Prof. Sison reiterated that there was always class politics and class struggle in major events like the British referendum that has resulted in ‘Brexit’.

“When revolutionaries fail to wage a successful class struggle, it is the monopoly bourgeoisie that succeeds in its class struggle against the proletariat and the entire ‘precariat’ (including unemployed and underemployed among the white collars from the so-called middle class),” he explained on the possible consequences of the failure to analyze class politics and to wage class struggle.

He candidly said that the American and British mainstream media were instruments of monopoly capitalism, especially of the financial oligarchy.  He also said that they obscured the root causes of the worsening economic and financial crisis and concentrated only on the advantages and disadvantages for British monopoly capitalism whether it leaves or stays in the EU.

“In fact, the proletarian and the rest of the people are suffering class oppression and exploitation, whether there is Brexit or not,” he added.

According to Prof.
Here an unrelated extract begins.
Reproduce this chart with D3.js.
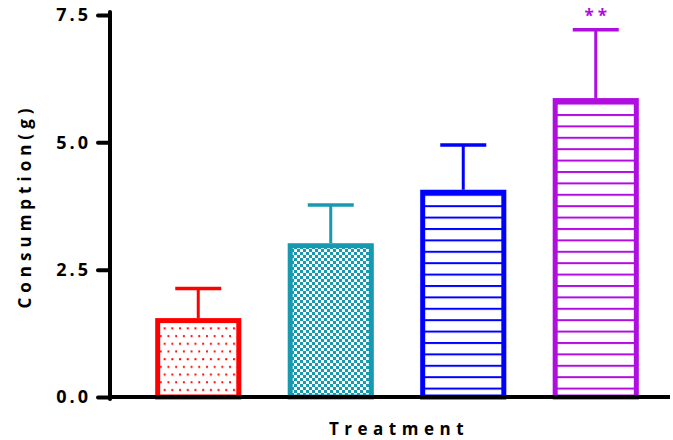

Sison, “There is yet no proletarian revolutionary party effectively leading the education, organization and mass mobilization of the people on the road of revolution.  Thus, rightwing parties and groups have stood out far more than the Left at the moment.”

“There are, however, left formations which can strive to take advantage of the crisis conditions that continue to worsen and incite the people to rebel,” he optimistically added.

“Brexit will inspire more nationalist and anti-immigrant parties and groups to press for exit from the EU in the still relatively more prosperous countries of Europe, like the Netherlands, Germany and France,” he explained on the possibly domino impact of the issue on the European geo-political and socio-economic landscape.

He elaborated that people in countries hard pressed by higher rates of unemployment, stagnation, austerity measures and foreign debt obligations, like Greece, Portugal, Spain and Italy could be led by the Left parties and movements against impositions by their local rulers, monopolies and foreign creditors.

Prof. Sison generally said that the Brexit have emerged as major symptom of the worsening economic and financial crisis of European and global capitalism.

“What can most easily affect the Philippines adversely is a possible reduction of Filipino migrant workers in EU and UK due to the inflow of refugees from the Middle East, Africa and South Asia and migrant workers from Eastern Europe, “ he pointed out on the issue’s repercussion on the Philippine socio-economic landscape.

He added that any major reduction in the remittance of overseas Filipino workers could aggravate the chronic economic crisis of the Philippines.

“Brexit is an indication of the worsening crisis of global capitalism and the unraveling of the neoliberal economic policy,” he generally said.

“In the Philippines, portfolio investments have started to flow out in 2014.  Foreign investments and credit for public and private construction, extractive industries, semi-manufacturing and commercial operations as well as remittances of overseas Filipino workers can fall drastically,” he stated on the issue’s impact on foreign investments in the Philippines.

He pointed out that the Aquino regime had gone into a nonproductive spending spree, incurring a huge public debt in the process.

Prof. Sison explained that the Duterte government was facing a worse economic and financial crisis in the Philippines and the world.  He also said that it might still attract foreign investments but these will grab the land and resources and take away super-profits from the sale of consumer products.

“If the Duterte government is willing, the Left movement can provide an immediately doable program of running and developing the Philippine  economy on a self-reliant basis, with the assurance of sufficient food production and rapid growth of national industry  and with a non-dominating  amount of investments and technology from a wide range of sources abroad.”